Light-emitting diodes (LEDs) are solid-state lighting components. Each LED consists of a semiconductor diode that emits light when a voltage is applied to it. They have no moving, fragile parts and can last for decades. LEDs can be many times more energy-efficient than light bulbs, depending on the application. LED lighting can save up to 85 percent of the electricity used by incandescent bulbs and up to 50 percent of electricity used by fluorescents.
The electronics industry has used LED technology for several decades as indicator lights for various electronic devices. In more recent years, LED technology has progressed to the point where it is viable for general lighting applications.
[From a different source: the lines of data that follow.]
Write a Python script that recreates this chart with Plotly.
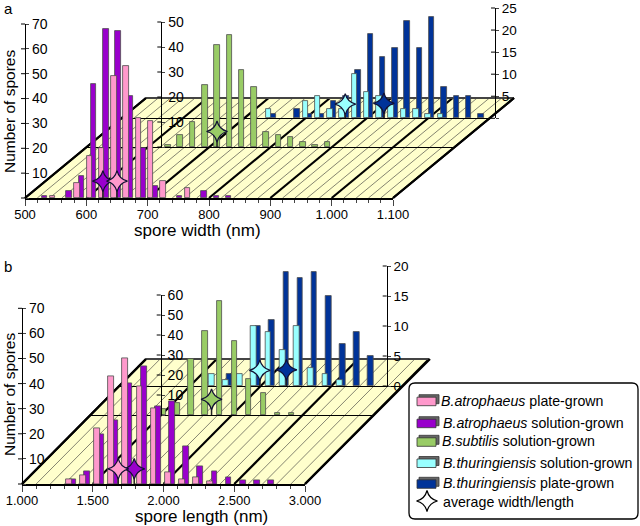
import plotly.graph_objects as go

# ---- data: panel a (spore width, nm) ----
a_pink_x = [545, 585, 605, 625, 645, 665, 685, 705, 725, 765]
a_pink_y = [1, 6, 17, 20, 49, 53, 32, 31, 7, 4]
a_purple_x = [532, 572, 592, 612, 632, 652, 672, 692, 712, 752, 792, 812, 832]
a_purple_y = [1, 3, 9, 46, 68, 67, 41, 20, 5, 1, 3, 1, 1]
a_green_x = [632, 652, 672, 692, 712, 732, 752, 772, 792, 812, 832, 852, 872, 892]
a_green_y = [1, 5, 10, 25, 41, 45, 31, 24, 6, 5, 4, 2, 1, 2]
a_cyan_x = [739, 799, 819, 839, 859, 879, 899, 919, 939, 959, 979, 999, 1019]
a_cyan_y = [2, 4, 5, 2, 2, 10, 6, 5, 3, 2, 2, 1, 1]
a_blue_x = [746, 785, 805, 825, 845, 865, 885, 905, 925, 945, 965, 985, 1005, 1025, 1045, 1065, 1085]
a_blue_y = [1, 2, 1, 1, 4, 5, 11, 19, 14, 16, 22, 16, 23, 7, 5, 5, 1]
a_avg = {"pink": (650, 6.8), "purple": (627, 6.8), "green": (712, 6.2), "cyan": (864, 3.2), "blue": (927, 3.4)}

# ---- data: panel b (spore length, nm) ----
b_pink_x = [1330, 1430, 1530, 1630, 1730, 1830, 1930, 2030, 2130, 2230, 2330]
b_pink_y = [2, 3.5, 22, 43, 50, 39, 30, 4.5, 2, 2.5, 1]
b_purple_x = [1360, 1460, 1560, 1660, 1760, 1860, 1960, 2060, 2160, 2260, 2360, 2460, 2560, 2660, 2760]
b_purple_y = [2, 5, 20, 25.5, 40, 47, 31, 33, 15, 7, 5, 2.5, 1.5, 1.5, 1.5]
b_green_x = [1515, 1615, 1715, 1815, 1915, 2020, 2120, 2225, 2325, 2425]
b_green_y = [3, 6, 28, 42, 57, 37, 18, 11, 1, 1]
b_cyan_x = [1657, 1758, 1857, 1955, 2056, 2158, 2257, 2358, 2459, 2563]
b_cyan_y = [2, 1, 2, 10, 9, 6, 10, 3, 2, 1]
b_blue_x = [1780, 1985, 2082, 2183, 2282, 2381, 2483, 2581, 2680, 2783]
b_blue_y = [2, 10, 11, 19, 18, 19, 15, 7, 9, 5]
b_avg = {"pink": (1680, 6), "purple": (1793, 6), "green": (1859, 7.8), "cyan": (1998, 2.6), "blue": (2186, 2.7)}

a_xticks = [500, 600, 700, 800, 900, 1000, 1100]
a_xlabels = ["500", "600", "700", "800", "900", "1.000", "1.100"]
b_xticks = [1000, 1500, 2000, 2500, 3000]
b_xlabels = ["1.000", "1.500", "2.000", "2.500", "3.000"]
legend_rows = [
    ("<i>B.atrophaeus</i> plate-grown", "pink"),
    ("<i>B.atrophaeus</i> solution-grown", "purple"),
    ("<i>B.subtilis</i> solution-grown", "green"),
    ("<i>B.thuringiensis</i> solution-grown", "cyan"),
    ("<i>B.thuringiensis</i> plate-grown", "blue"),
]

COL = {"pink": "#FF99CC", "purple": "#9900CC", "green": "#99CC66", "cyan": "#99FFFF", "blue": "#003399"}
FONT = "Liberation Sans, Arial, sans-serif"
W, H = 640, 526
fx = lambda p: p / W
fy = lambda p: 1 - p / H
STAR = 15

fig = go.Figure()
layout = dict(
    width=W, height=H, margin=dict(l=0, r=0, t=0, b=0, autoexpand=False), autosize=False,
    paper_bgcolor="white", plot_bgcolor="rgba(0,0,0,0)", showlegend=False,
    font=dict(family=FONT, color="black", size=13), bargap=0, barmode="overlay",
)
shapes, annots = [], []


def line(x0, y0, x1, y1, w=1, c="black"):
    shapes.append(dict(type="line", xref="paper", yref="paper", x0=fx(x0), y0=fy(y0), x1=fx(x1), y1=fy(y1),
                       line=dict(color=c, width=w), layer="below"))


def floor(xl, xr, yf, xb, yb, xmin, xmax, minor, major):
    d = xb - xl
    path = f"M{fx(xl)},{fy(yf)} L{fx(xr)},{fy(yf)} L{fx(xr + d)},{fy(yb)} L{fx(xb)},{fy(yb)} Z"
    shapes.append(dict(type="path", path=path, xref="paper", yref="paper", fillcolor="#FFFFCC",
                       line=dict(width=0), layer="below"))
    v = xmin
    while v <= xmax:
        p = xl + (v - xmin) / (xmax - xmin) * (xr - xl)
        thick = (v - xmin) % major == 0
        line(p, yf, p + d, yb, 2.2 if thick else 0.6, "black" if thick else "#333333")
        v += minor
    line(xb, yb, xr + d, yb, 2.2, "#444444")


def axes(n, xdom, ydom, xr, yr, yticks, ylabels, ypos, front=False, xticks=None, xlabels=None, minor=None, fs=14):
    s = n if n > 1 else ""
    xa = dict(domain=[fx(xdom[0]), fx(xdom[1])], range=xr, showgrid=False, zeroline=False,
              showline=True, linecolor="black", linewidth=2 if front else 1.4, anchor=f"y{s}", fixedrange=True)
    if front:
        xa.update(tickmode="array", tickvals=xticks, ticktext=xlabels, ticks="outside", ticklen=6, tickwidth=1.2,
                  ticklabelstandoff=-3, tickfont=dict(size=13),
                  minor=dict(dtick=minor, ticks="outside", ticklen=3, tickwidth=1, tick0=xr[0]))
    else:
        xa.update(showticklabels=False, ticks="")
    ya = dict(domain=[fy(ydom[0]), fy(ydom[1])], range=yr, showgrid=False, zeroline=False, showline=True,
              linecolor="black", linewidth=1.2, tickmode="array", tickvals=yticks, ticktext=ylabels,
              ticks="outside", ticklen=3, tickwidth=1, tickfont=dict(size=fs), fixedrange=True,
              side="right", anchor="free", position=fx(ypos))
    layout[f"xaxis{s}"] = xa
    layout[f"yaxis{s}"] = ya
    # left half of the crossing tick marks
    for t in yticks:
        py = ydom[0] + (ydom[1] - ydom[0]) * (t - yr[0]) / (yr[1] - yr[0])
        line(ypos - 4, py, ypos, py, 1)


def bars(n, x, y, col, width):
    s = "" if n == 1 else str(n)
    fig.add_bar(x=x, y=y, width=width, marker=dict(color=COL[col], line=dict(color="#4d4d4d", width=0.8)),
                xaxis=f"x{s}", yaxis=f"y{s}", name=col)


def star(n, pt, col, size=STAR):
    s = "" if n == 1 else str(n)
    fig.add_scatter(x=[pt[0]], y=[pt[1]], mode="markers", cliponaxis=False,
                    marker=dict(symbol="star-diamond", size=size, color=COL[col], line=dict(color="#111133", width=1.2)),
                    error_y=dict(type="data", symmetric=False, array=[0], arrayminus=[pt[1]], color="#222222",
                                 thickness=1.5, width=0),
                    xaxis=f"x{s}", yaxis=f"y{s}", name=col + " average")


# ---- floors ----
floor(25, 393, 198, 146, 98, 500, 1100, 20, 100)
floor(22, 305, 484, 146, 359, 1000, 3000, 100, 500)
line(25, 198, 146, 98, 2.2)
line(393, 198, 514, 98, 2.2)
line(22, 484, 146, 359, 2.2)
line(305, 484, 430, 359, 2.2)

# ---- panel a axes (back to front) ----
axes(1, (122, 490), (118.3, 8), [500, 1100], [0, 25], [0, 5, 10, 15, 20, 25], ["", "5", "10", "15", "20", "25"], 495, fs=13.5)
axes(2, (87, 455), (147, 22), [500, 1100], [0, 50], [0, 10, 20, 30, 40, 50], ["", "10", "20", "30", "40", "50"], 161.3)
axes(3, (25, 393), (198, 24), [500, 1100], [0, 70], [0, 10, 20, 30, 40, 50, 60, 70],
     ["", "10", "20", "30", "40", "50", "60", "70"], 25, front=True, xticks=a_xticks, xlabels=a_xlabels, minor=20)
# ---- panel b axes (back to front) ----
axes(4, (118.6, 401.6), (386, 266), [1000, 3000], [0, 20], [0, 5, 10, 15, 20], ["0", "5", "10", "15", "20"], 386.7, fs=13.5)
axes(5, (90, 373), (415, 295), [1000, 3000], [0, 60], [0, 10, 20, 30, 40, 50, 60], ["", "10", "20", "30", "40", "50", "60"], 160.7)
axes(6, (22, 305), (484, 308.3), [1000, 3000], [0, 70], [0, 10, 20, 30, 40, 50, 60, 70],
     ["", "10", "20", "30", "40", "50", "60", "70"], 22, front=True, xticks=b_xticks, xlabels=b_xlabels, minor=100)

# page-wide hidden axes, used only for the legend key
layout["xaxis7"] = dict(domain=[0, 1], range=[0, W], visible=False, fixedrange=True, anchor="y7")
layout["yaxis7"] = dict(domain=[0, 1], range=[H, 0], visible=False, fixedrange=True, anchor="x7")

# ---- marks ----
bars(1, a_blue_x, a_blue_y, "blue", 9)
bars(1, a_cyan_x, a_cyan_y, "cyan", 9)
star(1, a_avg["cyan"], "cyan")
star(1, a_avg["blue"], "blue")
bars(2, a_green_x, a_green_y, "green", 9)
star(2, a_avg["green"], "green")
bars(3, a_purple_x, a_purple_y, "purple", 9)
bars(3, a_pink_x, a_pink_y, "pink", 9)
star(3, a_avg["purple"], "purple")
star(3, a_avg["pink"], "pink")

bars(4, b_blue_x, b_blue_y, "blue", 40)
bars(4, b_cyan_x, b_cyan_y, "cyan", 40)
star(4, b_avg["cyan"], "cyan")
star(4, b_avg["blue"], "blue")
bars(5, b_green_x, b_green_y, "green", 40)
star(5, b_avg["green"], "green")
bars(6, b_purple_x, b_purple_y, "purple", 40)
bars(6, b_pink_x, b_pink_y, "pink", 40)
star(6, b_avg["purple"], "purple")
star(6, b_avg["pink"], "pink")

# ---- text ----
def text(x, y, s, size=14, rot=0, anchor="center"):
    annots.append(dict(x=fx(x), y=fy(y), xref="paper", yref="paper", text=s, showarrow=False, textangle=rot,
                       xanchor=anchor, yanchor="middle", font=dict(size=size, family=FONT, color="black")))


text(8, 9, "a", 15)
text(8, 266, "b", 15)
text(197, 230, "spore width (nm)", 17)
text(201, 516, "spore length (nm)", 17)
text(9, 112, "Number of spores", 15.5, -90)
text(9, 395, "Number of spores", 15.5, -90)

# ---- legend box ----
x0, x1, y0, y1, r = 409, 638, 383, 519, 6
path = (f"M{fx(x0 + r)},{fy(y0)} L{fx(x1 - r)},{fy(y0)} Q{fx(x1)},{fy(y0)} {fx(x1)},{fy(y0 + r)} "
        f"L{fx(x1)},{fy(y1 - r)} Q{fx(x1)},{fy(y1)} {fx(x1 - r)},{fy(y1)} L{fx(x0 + r)},{fy(y1)} "
        f"Q{fx(x0)},{fy(y1)} {fx(x0)},{fy(y1 - r)} L{fx(x0)},{fy(y0 + r)} Q{fx(x0)},{fy(y0)} {fx(x0 + r)},{fy(y0)} Z")
shapes.append(dict(type="path", path=path, xref="paper", yref="paper", fillcolor="white",
                   line=dict(color="black", width=1.3), layer="below"))
row_y = [400.7, 422.7, 441.3, 462.5, 483.3]
row_x = [438.7, 441, 440.3, 441.3, 441.3]
for (label, col), yy, xx in zip(legend_rows, row_y, row_x):
    shapes.append(dict(type="rect", xref="paper", yref="paper", x0=fx(419), x1=fx(439), y0=fy(yy - 6), y1=fy(yy + 3),
                       fillcolor="#666666", line=dict(color="#333333", width=0.8), layer="below"))
    shapes.append(dict(type="rect", xref="paper", yref="paper", x0=fx(417), x1=fx(436), y0=fy(yy - 3.5), y1=fy(yy + 5),
                       fillcolor=COL[col], line=dict(color="#333333", width=0.8), layer="below"))
    text(xx, yy, label, 14.2, anchor="left")
text(441.3, 502.3, "average width/length", 14.2, anchor="left")
fig.add_scatter(x=[427], y=[501], mode="markers",
                marker=dict(symbol="star-diamond", size=STAR, color="white", line=dict(color="black", width=1.2)),
                error_y=dict(type="data", symmetric=False, array=[0], arrayminus=[10], color="black", thickness=1.2, width=0),
                xaxis="x7", yaxis="y7", name="average width/length")

layout["shapes"] = shapes
layout["annotations"] = annots
fig.update_layout(**layout)
fig.write_html("out.html", config={"displayModeBar": False}, post_script="document.body.style.margin='0';")
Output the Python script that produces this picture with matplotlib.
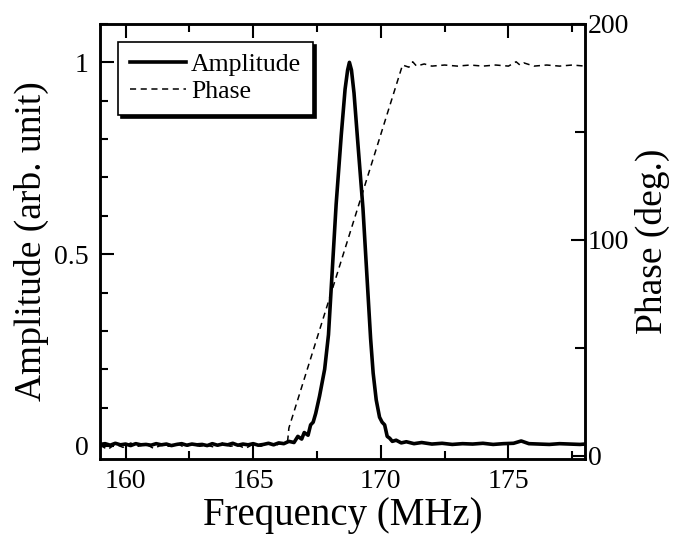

Most of the energy emitted from incandescent bulbs is converted to heat instead of light. That’s why you’ll burn yourself if you try to touch an incandescent bulb once it’s turned on. Since LEDs consume significantly less energy, they don’t emit as much heat. That’s why you typically won’t burn yourself if you try to touch an LED light once it’s turned on. LED lights are also designed to last about 50 times longer, which means less ladder-climbing maintenance and less waste.
The efficacy of the newer led light bulbs is more than five times higher than comparable incandescent bulbs. In other words, led light bulbs use only about 20% as much electricity to produce the same amount of light. However, because led bulbs direct a larger percentage of light where it is needed, in many applications they are as much as ten times as effective as incandescent bulbs, reducing energy use by 90%.
The Color Correlated Temperature (CCT) is given in the description of each of our white led bulbs. The color (CCT) of our white bulbs ranges from a warm yellow white (2700K) to a cool blue white (7000K).
By comparison, a typical incandescent bulb has a CCT of 2800K. A typical halogen is a bit higher, maybe 3500K. Daylight white is 4500K and a cool white fluorescent is 6000K or more.
The human eye adapts to background light so that even a daylight white bulb will look slightly blue in a room illuminated mainly with incandescent bulbs. Similarly, an incandescent bulb will look very yellow or even orange in midday sunlight.